Qual é a estratégia para lidar com o avanço tecnológico da China? Blinken disse que os EUA tiveram que montar uma “liga de democracias”,  que reúne basicamente os antigos aliados europeus e o Japão – o G7 e a OTAN – para se posicionar contra a China. Ele tem um pequeno adicional à velha ideia da “liga de democracias” (que é lançada toda vez que um governo do Partido Democrata toma posse em Washington); Blinken quer criar uma liga de ‘tecnodemocracias’ e posicioná-las contra ‘tecnoautocracias’, como a China”. Os EUA têm que “fazer um trabalho muito melhor em liderar, coordenar e trabalhar com as outras tecnodemocracias para garantir que saia em primeiro todos os dias, e não a China”.
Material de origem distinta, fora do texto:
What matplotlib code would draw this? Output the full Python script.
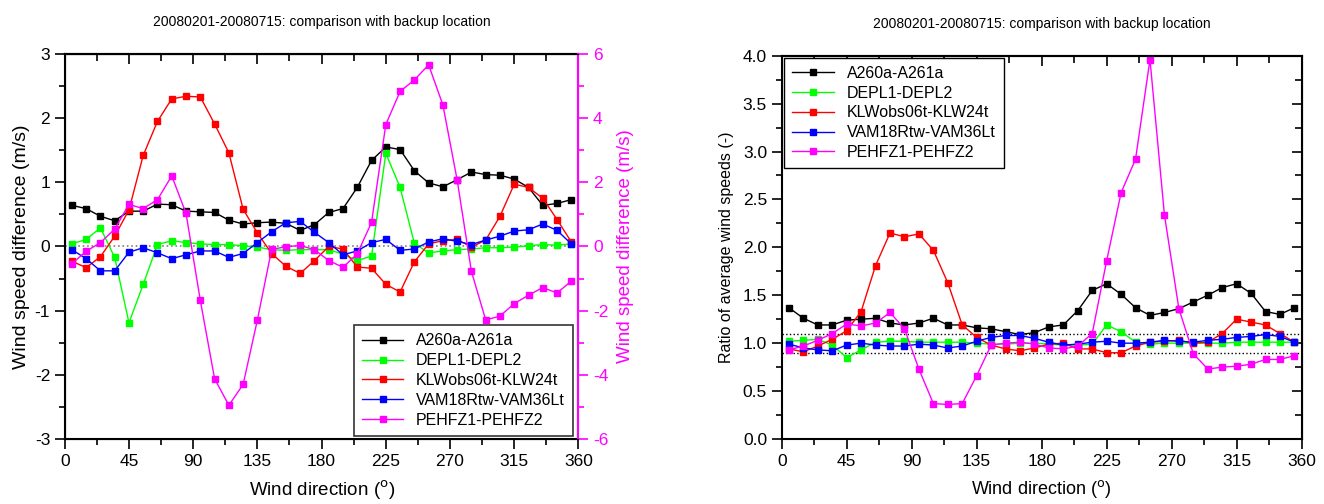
import numpy as np
import matplotlib
matplotlib.use("Agg")
import matplotlib.pyplot as plt
from matplotlib.ticker import MultipleLocator, FormatStrFormatter

plt.rcParams['font.family'] = ['Liberation Sans', 'DejaVu Sans']
plt.rcParams['axes.unicode_minus'] = False

# --- data (wind direction bins, 10 degrees) ---
direction = np.arange(5, 360, 10)

names = ['A260a-A261a', 'DEPL1-DEPL2', 'KLWobs06t-KLW24t', 'VAM18Rtw-VAM36Lt', 'PEHFZ1-PEHFZ2']
colors = ['black', '#00ff00', '#ff0000', '#0000ff', '#ff00ff']

# difference (m/s); PEHFZ on the right axis
diff_a260 = [0.64, 0.59, 0.47, 0.40, 0.55, 0.55, 0.66, 0.65, 0.55, 0.54, 0.53, 0.41,
             0.35, 0.37, 0.38, 0.36, 0.25, 0.34, 0.53, 0.59, 0.92, 1.34, 1.55, 1.51,
             1.18, 0.99, 0.93, 1.04, 1.16, 1.12, 1.11, 1.05, 0.92, 0.64, 0.67, 0.73]
diff_depl = [0.04, 0.11, 0.29, -0.17, -1.19, -0.59, 0.03, 0.09, 0.06, 0.04, 0.03, 0.03,
             0.01, -0.01, -0.05, -0.06, -0.05, -0.05, -0.05, -0.12, -0.22, -0.15, 1.45, 0.92,
             0.05, -0.10, -0.07, -0.05, -0.04, -0.02, -0.02, -0.01, 0.01, 0.03, 0.02, 0.04]
diff_klw = [-0.23, -0.33, -0.16, 0.16, 0.57, 1.42, 1.95, 2.30, 2.34, 2.33, 1.91, 1.46,
            0.58, 0.21, -0.11, -0.31, -0.42, -0.22, 0.00, -0.04, -0.32, -0.34, -0.59, -0.71,
            -0.24, 0.04, 0.09, 0.11, -0.01, 0.10, 0.47, 0.97, 0.92, 0.75, 0.42, 0.07]
diff_vam = [-0.05, -0.19, -0.38, -0.38, -0.09, -0.02, -0.10, -0.19, -0.13, -0.07, -0.07, -0.17,
            -0.11, 0.06, 0.23, 0.37, 0.39, 0.22, 0.06, -0.13, -0.07, 0.06, 0.11, -0.06,
            -0.04, 0.07, 0.12, 0.08, 0.03, 0.10, 0.16, 0.24, 0.26, 0.35, 0.25, 0.04]
diff_pehfz = [-0.54, -0.15, 0.12, 0.54, 1.31, 1.18, 1.46, 2.20, 1.03, -1.68, -4.12, -4.95,
              -4.30, -2.29, -0.09, -0.01, 0.03, -0.10, -0.44, -0.65, -0.23, 0.75, 3.80, 4.83,
              5.19, 5.66, 4.41, 2.07, -0.78, -2.29, -2.17, -1.78, -1.52, -1.28, -1.45, -1.08]

# ratio of average wind speeds
ratio_a260 = [1.37, 1.26, 1.19, 1.19, 1.24, 1.25, 1.26, 1.21, 1.19, 1.21, 1.26, 1.19,
              1.19, 1.16, 1.15, 1.12, 1.09, 1.11, 1.17, 1.19, 1.34, 1.55, 1.62, 1.51,
              1.37, 1.29, 1.32, 1.36, 1.43, 1.50, 1.58, 1.62, 1.52, 1.33, 1.30, 1.37]
ratio_depl = [1.02, 1.03, 1.04, 0.98, 0.85, 0.93, 1.01, 1.02, 1.02, 1.01, 1.01, 1.01,
              1.01, 1.00, 0.99, 0.99, 1.00, 1.00, 0.99, 0.98, 0.98, 0.99, 1.19, 1.12,
              1.01, 0.99, 1.00, 1.00, 1.00, 1.00, 1.00, 1.01, 1.01, 1.01, 1.01, 1.01]
ratio_klw = [0.94, 0.91, 0.97, 1.04, 1.13, 1.33, 1.81, 2.15, 2.11, 2.14, 1.97, 1.63,
             1.19, 1.06, 0.98, 0.94, 0.92, 0.95, 0.99, 1.00, 0.94, 0.94, 0.90, 0.90,
             0.97, 1.01, 1.02, 1.03, 1.00, 1.01, 1.10, 1.25, 1.22, 1.19, 1.10, 1.01]
ratio_vam = [0.99, 0.95, 0.93, 0.92, 0.98, 1.00, 0.98, 0.97, 0.97, 0.99, 0.98, 0.95,
             0.97, 1.02, 1.06, 1.08, 1.08, 1.05, 1.01, 0.98, 0.99, 1.01, 1.02, 1.00,
             1.00, 1.01, 1.03, 1.02, 1.01, 1.03, 1.04, 1.06, 1.07, 1.09, 1.07, 1.01]
ratio_pehfz = [0.93, 0.97, 1.03, 1.10, 1.20, 1.18, 1.21, 1.32, 1.15, 0.73, 0.37, 0.36,
               0.37, 0.66, 0.98, 1.00, 1.01, 0.99, 0.95, 0.94, 0.97, 1.10, 1.86, 2.57,
               2.92, 3.96, 2.34, 1.36, 0.89, 0.73, 0.75, 0.76, 0.78, 0.83, 0.83, 0.87]

title = '20080201-20080715: comparison with backup location'
xlabel = r'Wind direction ($^{\rm o}$)'

fig = plt.figure(figsize=(13.24, 5.04), dpi=100)
ax1 = fig.add_axes([0.0489, 0.129, 0.388, 0.764])
ax2 = fig.add_axes([0.5904, 0.129, 0.3927, 0.7605])
ax1r = ax1.twinx()

mk = dict(marker='s', markersize=4.5, linewidth=1)

# left panel: differences
lines = []
for y, c, n in zip([diff_a260, diff_depl, diff_klw, diff_vam], colors[:4], names[:4]):
    l, = ax1.plot(direction, y, color=c, label=n, **mk)
    lines.append(l)
l, = ax1r.plot(direction, diff_pehfz, color=colors[4], label=names[4], **mk)
lines.append(l)
ax1.axhline(0, color='gray', linestyle=':', linewidth=1.2, zorder=0)

ax1.set_xlim(0, 360)
ax1.set_ylim(-3, 3)
ax1r.set_ylim(-6, 6)
ax1.set_title(title, fontsize=10, pad=20)
ax1.set_xlabel(xlabel, fontsize=13.5, labelpad=7)
ax1.set_ylabel('Wind speed difference (m/s)', fontsize=14, labelpad=3)
ax1r.set_ylabel('Wind speed difference (m/s)', fontsize=13.5, color='#ff00ff', labelpad=6)
ax1.yaxis.set_major_locator(MultipleLocator(1))
ax1.yaxis.set_minor_locator(MultipleLocator(0.5))
ax1r.yaxis.set_major_locator(MultipleLocator(2))
ax1r.yaxis.set_minor_locator(MultipleLocator(1))
ax1r.spines['right'].set_color('#ff00ff')
ax1r.spines['right'].set_linewidth(1.5)
ax1r.tick_params(axis='y', which='both', colors='#ff00ff', direction='out', labelsize=12.5, width=1.2)
ax1r.tick_params(axis='y', which='major', length=7)
ax1r.tick_params(axis='y', which='minor', length=4)

leg = ax1.legend(lines, names, loc='lower right', fontsize=11.5, handlelength=2.6,
                 fancybox=False, edgecolor='#333333', framealpha=1, borderpad=0.5,
                 labelspacing=0.3, bbox_to_anchor=(1.005, -0.012))
leg.get_frame().set_linewidth(1.2)

# right panel: ratios
for y, c, n in zip([ratio_a260, ratio_depl, ratio_klw, ratio_vam, ratio_pehfz], colors, names):
    ax2.plot(direction, y, color=c, label=n, **mk)
ax2.axhline(1.1, color='black', linestyle=':', linewidth=1, zorder=0)
ax2.axhline(0.9, color='black', linestyle=':', linewidth=1, zorder=0)
ax2.set_xlim(0, 360)
ax2.set_ylim(0, 4)
ax2.set_title(title, fontsize=10, pad=20)
ax2.set_xlabel(xlabel, fontsize=13, labelpad=7)
ax2.set_ylabel('Ratio of average wind speeds (-)', fontsize=11.5, labelpad=6)
ax2.yaxis.set_major_locator(MultipleLocator(0.5))
ax2.yaxis.set_minor_locator(MultipleLocator(0.25))
ax2.yaxis.set_major_formatter(FormatStrFormatter('%.1f'))
leg2 = ax2.legend(loc='upper left', fontsize=11.5, handlelength=2.6,
                  fancybox=False, edgecolor='black', framealpha=1, borderpad=0.5,
                  labelspacing=0.3, bbox_to_anchor=(-0.01, 1.015))
leg2.get_frame().set_linewidth(1)

for ax in (ax1, ax2):
    ax.xaxis.set_major_locator(MultipleLocator(45))
    ax.xaxis.set_minor_locator(MultipleLocator(22.5))
    ax.tick_params(axis='both', which='both', labelsize=12.5, direction='out', width=1.2)
    ax.tick_params(axis='both', which='major', length=7)
    ax.tick_params(axis='both', which='minor', length=4)
    for s in ax.spines.values():
        s.set_linewidth(1.5)
    # mirrored ticks on top pointing inward
    top = ax.secondary_xaxis('top')
    top.xaxis.set_major_locator(MultipleLocator(45))
    top.xaxis.set_minor_locator(MultipleLocator(22.5))
    top.tick_params(axis='x', which='both', direction='in', labeltop=False, width=1.2)
    top.tick_params(axis='x', which='major', length=7)
    top.tick_params(axis='x', which='minor', length=5)
    top.spines['top'].set_linewidth(1.5)

# mirrored y ticks on the right panel, pointing inward
right = ax2.secondary_yaxis('right')
right.yaxis.set_major_locator(MultipleLocator(0.5))
right.yaxis.set_minor_locator(MultipleLocator(0.25))
right.tick_params(axis='y', which='both', direction='in', labelright=False, width=1.2)
right.tick_params(axis='y', which='major', length=7)
right.tick_params(axis='y', which='minor', length=5)

fig.savefig('out.png', dpi=100)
Não há um reconhecimento de que a China avançou tecnologicamente e de que seus avanços não podem ser revertidos antes de uma guerra. Em vez de reconhecer que a China é uma potência tecnológica que deve poder competir no mercado mundial, os EUA querem usar seu poder político e militar para exigir que a China entregue seus avanços tecnológicos. Essa será a política de Biden como foi também a de Trump, com a única diferença de que Biden e sua equipe tentarão subornar os europeus para apoiar totalmente sua política, evitando depender tanto do Quad (grupo estratégico informal formado pelos EUA, Austrália, Índia e Japão). A retórica belicista pode ser menos direta, mas o mesmo tipo de atmosfera bélica será imposta contra a China.
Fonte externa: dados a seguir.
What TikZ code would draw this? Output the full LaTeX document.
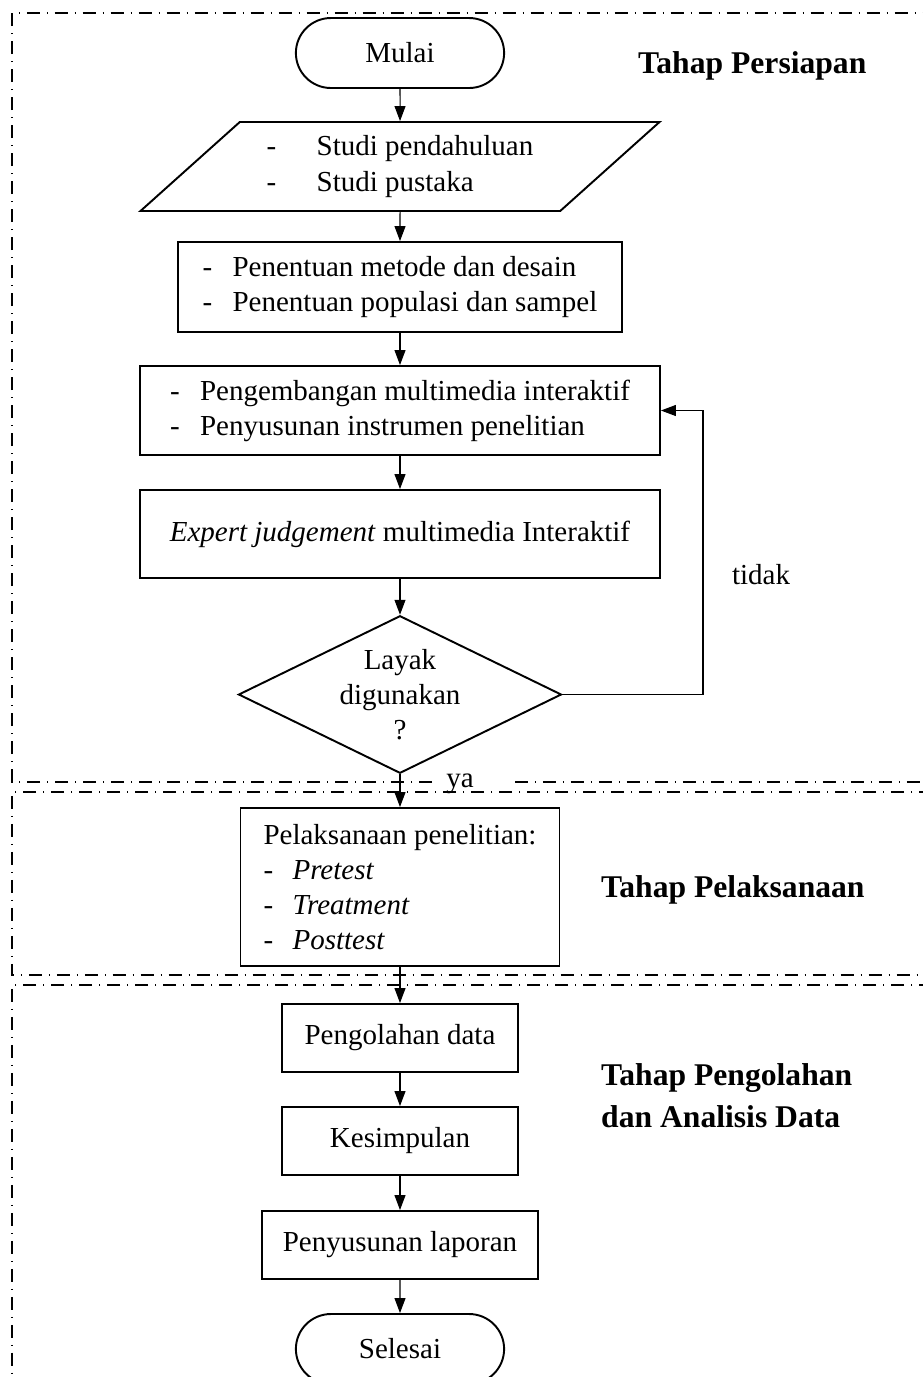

Sanções contra a Venezuela

Um dos grandes ultrajes de nosso tempo é o uso de sanções unilaterais e criminais por parte dos EUA contra a Venezuela e outros 30 países. Esse uso de sanções é muito anterior a Trump. A política de sanções contra a Venezuela foi intensificada por Obama, e levada a um nível extremo por Trump. Alguns dos assessores de Biden disseram à Bloomberg, anonimamente, que o novo presidente acolheria um diálogo com o presidente da Venezuela, Nicolás Maduro, mas apenas se Maduro realizasse novas eleições; tal pré-condição é inaceitável o país sul-americano, que afirma que novas eleições seriam contra a Constituição da Venezuela e representariam uma ingerência em seu processo político.
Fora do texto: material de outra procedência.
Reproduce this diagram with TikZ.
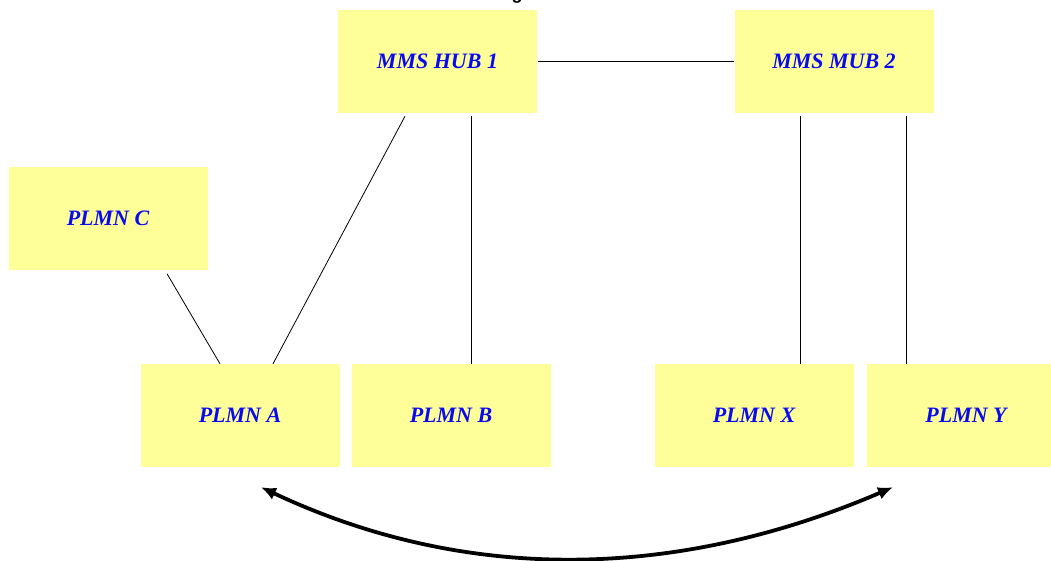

A matéria da Bloomberg não ilustra a ampla política que Biden seguirá em relação à Venezuela. Em março de 2019, Jake Sullivan, designado conselheiro de Segurança Nacional por Biden, dialogou com Walter Russell Mead, do Hudson Institute, sobre uma série de questões. Quando Mead perguntou a ele sobre a Venezuela, Sullivan deu uma resposta honesta, mas assustadora. Sullivan concordou com Mead que “uma solução militar conduzida pelos EUA é um risco grande demais para entretenimento”.

Sullivan disse que, portanto, os EUA deveriam “focar em todas as ferramentas não militares que poderiam utilizar”. Em outras palavras, ele disse que os EUA devem aprofundar a guerra híbrida de Obama e Trump. O que isso significa na prática? “Dobrar as peças das sanções e continuar construindo a coalizão internacional em torno disso”. Este comentário foi feito após a tentativa fracassada do governo Trump de conduzir dois golpes em 2019, e depois que as Nações Unidas, em várias ocasiões, apontaram que a política de sanções era cruel e ilegal. O “idealismo progressista” de Sullivan e Blinken não se comove perante o sofrimento humano.

O que mais importante para Sullivan era indicar como usar a situação da Venezuela para subverter o poder da China e da Rússia. Os EUA deveriam, disse ele, “focar em afastar a China, Cuba e Rússia da Venezuela através de todos os meios que temos à nossa disposição, porque esses, efetivamente, são a corda salva-vidas [da Venezuela]”. O governo Biden vai gastar muita energia minando os laços que foram estabelecidos pela China e Rússia com países como Irã e Venezuela. Não haverá, portanto, nenhuma mudança na ampla política externa após a mudança de regime em Washington. Apenas o clima será diferente, os sorrisos mais amplos, e as zombarias escondidas na sala dos fundos.